Ever lost your keys, purse or phone (or all three) and wished you had a device to solve that problem once and for all?
Serial entrepreneur Shailendra Suman knew that frustration well. And where there was frustration, he saw room for invention.
In January, he launched “IFI (short for “I Found It”) Systems,” a Bluetooth-enabled device that attaches to your keys, purse, toolbox or anything you want to protect and works as a wireless leash.
The device connects to your smartphone via a mobile app. So if your put the IFI device on your keys, then once your phone gets 30 feet away from them, both will make a pinging sound.
You can also create “safe zones,” where the device will judge the GPS signal and automatically deactivate within a certain radius. (You might do this, for example, if you don’t want to hear pinging every time you walk away from your office desk.)
The device retails for $29.95, and the mobile app can monitor up to six items.
“It’s one more step of security,” says Suman, “guarding against our own negligence.”
So far, Suman says he’s sold about 6,000 through his website, www.ifisystems.com. He presented at the Consumer Electronics Show this year, and says he’s in talks with a handful of big-box retailers.
Engineering to product development: IFI Systems is Suman’s third product on the market. Suman was born in Varanasi, India, and attended Columbia University for a masters of engineering.
He then worked in business development for several companies, one of which sent him to Australia. That’s where he first saw a gas gauge for propane tanks.
The device, sold at home improvement stores, measured the amount of propane in a tank. When working his grill, Suman had always guessed at how much was left, so it was common for him to buy more gas before the tank was completely empty. What a genius product, Suman thought, so he bought one for himself.
But the Australian-made gauge didn’t screw into his American-made tank. So he contacted the company owner to see if there was a U.S. version of the product.
No, they replied.
Seeing a business opportunity, Suman dipped into his savings and bought the rights to the drawings and the patent for U.S. production for less than $50,000. He soon after quit his job and moved his wife, Anshu, and their two sons, Arjun and Neelu, to Charlotte, where he began building his business full time. That was in 2004. Now more than 6 million gauges (called a GasWatch) have sold. They’re available in big-box stores across the nation, including Walmart, Sears and Lowe’s Home Improvement.
Try, try again: Suman, who lives off N.C. 51, near Providence High School, has an office and warehouse in downtown Matthews with six employees. He constantly feels the itch to invent.

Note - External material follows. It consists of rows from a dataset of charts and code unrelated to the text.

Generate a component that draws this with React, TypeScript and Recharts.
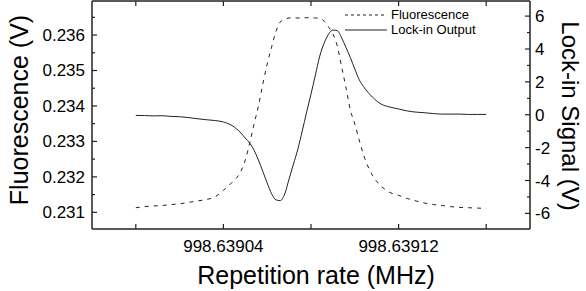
import { ComposedChart, Line, XAxis, YAxis, Legend, Label } from 'recharts';

// x values are offsets in Hz from 998.639 MHz
const BASE_MHZ = 998.639;

const hzOffsets = [
  0, 4, 8, 12, 16, 20, 24, 28, 32, 36, 40, 44, 48,
  50, 52, 54, 56, 58, 60, 62, 64, 66, 68, 70, 72, 74, 76, 78, 80, 82, 84, 86, 88, 90, 92, 94, 96, 98, 100, 102, 104,
  108, 112, 116, 120, 124, 128, 132, 136, 140, 144, 148, 152, 156, 160,
];

const fluorescence = [
  0.23113, 0.23116, 0.23118, 0.23119, 0.23122, 0.23124, 0.23128, 0.23132, 0.23136, 0.23143, 0.23162, 0.23185, 0.23216,
  0.23248, 0.23295, 0.23349, 0.234, 0.23462, 0.23518, 0.23566, 0.2361, 0.23637, 0.23645, 0.23648, 0.23649, 0.23648,
  0.23648, 0.23649, 0.23649, 0.23648, 0.23647, 0.23639, 0.23623, 0.23603, 0.23569, 0.2351, 0.23451, 0.23388, 0.23349,
  0.23304, 0.23262,
  0.23205, 0.23174, 0.23156, 0.23148, 0.23139, 0.23132, 0.23126, 0.23122, 0.23119, 0.23116, 0.23114, 0.23113, 0.23112, 0.23111,
];

const lockIn = [
  -0.04, -0.05, -0.07, -0.06, -0.1, -0.12, -0.17, -0.24, -0.3, -0.35, -0.44, -0.66, -1.11,
  -1.42, -1.72, -2.15, -2.76, -3.45, -4.15, -4.8, -5.18, -5.22, -4.82, -3.9, -3.0, -2.09, -0.99, 0.16, 1.26, 2.41,
  3.57, 4.35, 4.9, 5.15, 5.12, 4.67, 4.08, 3.47, 2.78, 2.14, 1.71,
  1.08, 0.65, 0.47, 0.35, 0.23, 0.16, 0.12, 0.07, 0.04, 0.04, 0.04, 0.02, 0.02, 0.02,
];

const xTicks = [0, 40, 80, 120, 160];
const xLabelTicks = [40, 120];
const fluorTicks = [0.231, 0.2315, 0.232, 0.2325, 0.233, 0.2335, 0.234, 0.2345, 0.235, 0.2355, 0.236, 0.2365];
const fluorLabelTicks = [0.231, 0.232, 0.233, 0.234, 0.235, 0.236];
const lockTicks = [-6, -5, -4, -3, -2, -1, 0, 1, 2, 3, 4, 5, 6];
const lockLabelTicks = [-6, -4, -2, 0, 2, 4, 6];

const data = hzOffsets.map((hz, i) => ({ hz, fluor: fluorescence[i], lock: lockIn[i] }));

const FONT = '"Liberation Sans", Arial, Helvetica, sans-serif';
const INK = '#222';
const FRAME = '#222';

const BottomTick = ({ x, y, payload }: any) => {
  const v = payload.value;
  return (
    <g>
      <line x1={x} x2={x} y1={y} y2={y - 5} stroke={FRAME} strokeWidth={1.2} />
      {xLabelTicks.includes(v) && (
        <text x={x} y={y + 23} textAnchor="middle" fontSize={17} fontFamily={FONT} fill="#000">
          {(BASE_MHZ + v * 1e-6).toFixed(5)}
        </text>
      )}
    </g>
  );
};

const TopTick = ({ x, y }: any) => (
  <line x1={x} x2={x} y1={y} y2={y + 5} stroke={FRAME} strokeWidth={1.2} />
);

const LeftTick = ({ x, y, payload }: any) => {
  const v = payload.value;
  const major = fluorLabelTicks.includes(v);
  return (
    <g>
      <line x1={x} x2={x + (major ? 5 : 3)} y1={y} y2={y} stroke={FRAME} strokeWidth={1.2} />
      {major && (
        <text x={x - 7} y={y + 6} textAnchor="end" fontSize={17} fontFamily={FONT} fill="#000">
          {v.toFixed(3)}
        </text>
      )}
    </g>
  );
};

const RightTick = ({ x, y, payload }: any) => {
  const v = payload.value;
  const major = lockLabelTicks.includes(v);
  return (
    <g>
      <line x1={x} x2={x - (major ? 5 : 3)} y1={y} y2={y} stroke={FRAME} strokeWidth={1.2} />
      {major && (
        <text x={x + 5} y={y + 6} textAnchor="start" fontSize={17} fontFamily={FONT} fill="#000">
          {String(v)}
        </text>
      )}
    </g>
  );
};

const LegendBox = ({ payload }: any) => (
  <div style={{ fontFamily: FONT, fontSize: 13, color: '#000', lineHeight: '15px' }}>
    {(payload || []).map((p: any) => (
      <div key={p.value} style={{ display: 'flex', alignItems: 'center', height: 15 }}>
        <svg width={44} height={10}>
          <line
            x1={0}
            x2={42}
            y1={5}
            y2={5}
            stroke={INK}
            strokeWidth={1}
            strokeDasharray={p.payload?.strokeDasharray ? '3 3' : undefined}
          />
        </svg>
        <span style={{ marginLeft: 2 }}>{p.value}</span>
      </div>
    ))}
  </div>
);

export default function App() {
  return (
    <div style={{ position: 'absolute', left: 0, top: 0, width: 586, height: 291, background: '#fff' }}>
      <ComposedChart width={586} height={291} data={data} margin={{ top: 0, right: 0, bottom: 0, left: 0 }}>
        <XAxis
          xAxisId="bottom"
          dataKey="hz"
          type="number"
          domain={[-20, 180]}
          allowDataOverflow
          ticks={xTicks}
          interval={0}
          height={62}
          tickSize={0}
          tickMargin={0}
          tickLine={false}
          axisLine={{ stroke: FRAME, strokeWidth: 1.5 }}
          tick={(p: any) => <BottomTick {...p} />}
        >
          <Label
            content={() => (
              <text x={316} y={284} textAnchor="middle" fontSize={25} fontFamily={FONT} fill="#000">
                Repetition rate (MHz)
              </text>
            )}
          />
        </XAxis>
        <XAxis
          xAxisId="top"
          orientation="top"
          dataKey="hz"
          type="number"
          domain={[-20, 180]}
          allowDataOverflow
          ticks={xTicks}
          interval={0}
          height={1}
          tickSize={0}
          tickMargin={0}
          tickLine={false}
          axisLine={{ stroke: FRAME, strokeWidth: 1.5 }}
          tick={(p: any) => <TopTick {...p} />}
        />
        <YAxis
          yAxisId="left"
          type="number"
          domain={[0.23053, 0.23696]}
          allowDataOverflow
          ticks={fluorTicks}
          interval={0}
          width={92}
          tickSize={0}
          tickMargin={0}
          tickLine={false}
          axisLine={{ stroke: FRAME, strokeWidth: 1.5 }}
          tick={(p: any) => <LeftTick {...p} />}
        >
          <Label
            content={() => (
              <text
                x={28}
                y={110}
                transform="rotate(-90 28 110)"
                textAnchor="middle"
                fontSize={25}
                fontFamily={FONT}
                fill="#000"
              >
                Fluorescence (V)
              </text>
            )}
          />
        </YAxis>
        <YAxis
          yAxisId="right"
          orientation="right"
          type="number"
          domain={[-6.95, 6.92]}
          allowDataOverflow
          ticks={lockTicks}
          interval={0}
          width={56}
          tickSize={0}
          tickMargin={0}
          tickLine={false}
          axisLine={{ stroke: FRAME, strokeWidth: 1.5 }}
          tick={(p: any) => <RightTick {...p} />}
        >
          <Label
            content={() => (
              <text
                x={562}
                y={116}
                transform="rotate(90 562 116)"
                textAnchor="middle"
                fontSize={24}
                fontFamily={FONT}
                fill="#000"
              >
                Lock-in Signal (V)
              </text>
            )}
          />
        </YAxis>
        <Legend
          layout="horizontal"
          verticalAlign="middle"
          align="center"
          wrapperStyle={{ top: 7, left: 345, width: 'auto' }}
          content={(p: any) => <LegendBox {...p} />}
        />
        <Line
          name="Fluorescence"
          xAxisId="bottom"
          yAxisId="left"
          dataKey="fluor"
          type="monotone"
          stroke={INK}
          strokeWidth={1}
          strokeDasharray="4 5"
          dot={false}
          isAnimationActive={false}
        />
        <Line
          name="Lock-in Output"
          xAxisId="bottom"
          yAxisId="right"
          dataKey="lock"
          type="monotone"
          stroke={INK}
          strokeWidth={1}
          dot={false}
          isAnimationActive={false}
        />
      </ComposedChart>
    </div>
  );
}
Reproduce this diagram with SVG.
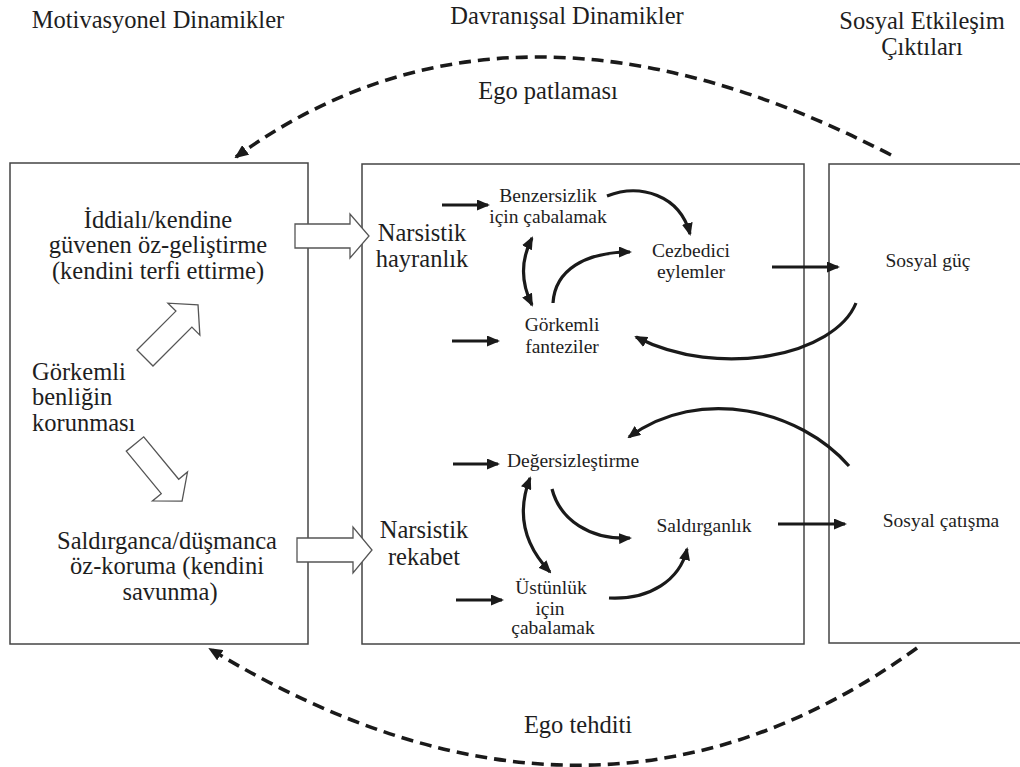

“I come up with a problem and have enough grasp of how to solve it, to find the people who work in that area,” says Suman.
But as many inventors and entrepreneurs know, sometimes your products don’t succeed. And that’s a tough pill to swallow after you’ve spent thousands of dollars and hours working on something, Suman says. He learned that lesson with his second set of products: antibacterial cutting boards, spatulas and tongs. They never took off, mostly because it was hard to demonstrate the problem and how they solved it, he says.
But after moving on, he began developing IFI Systems, which Suman has high hopes for.
And right now, he and a team are working on his latest not-yet-ready-for-the-public idea.
“It’s a big satisfaction … creating something that solves a problem,” Suman says.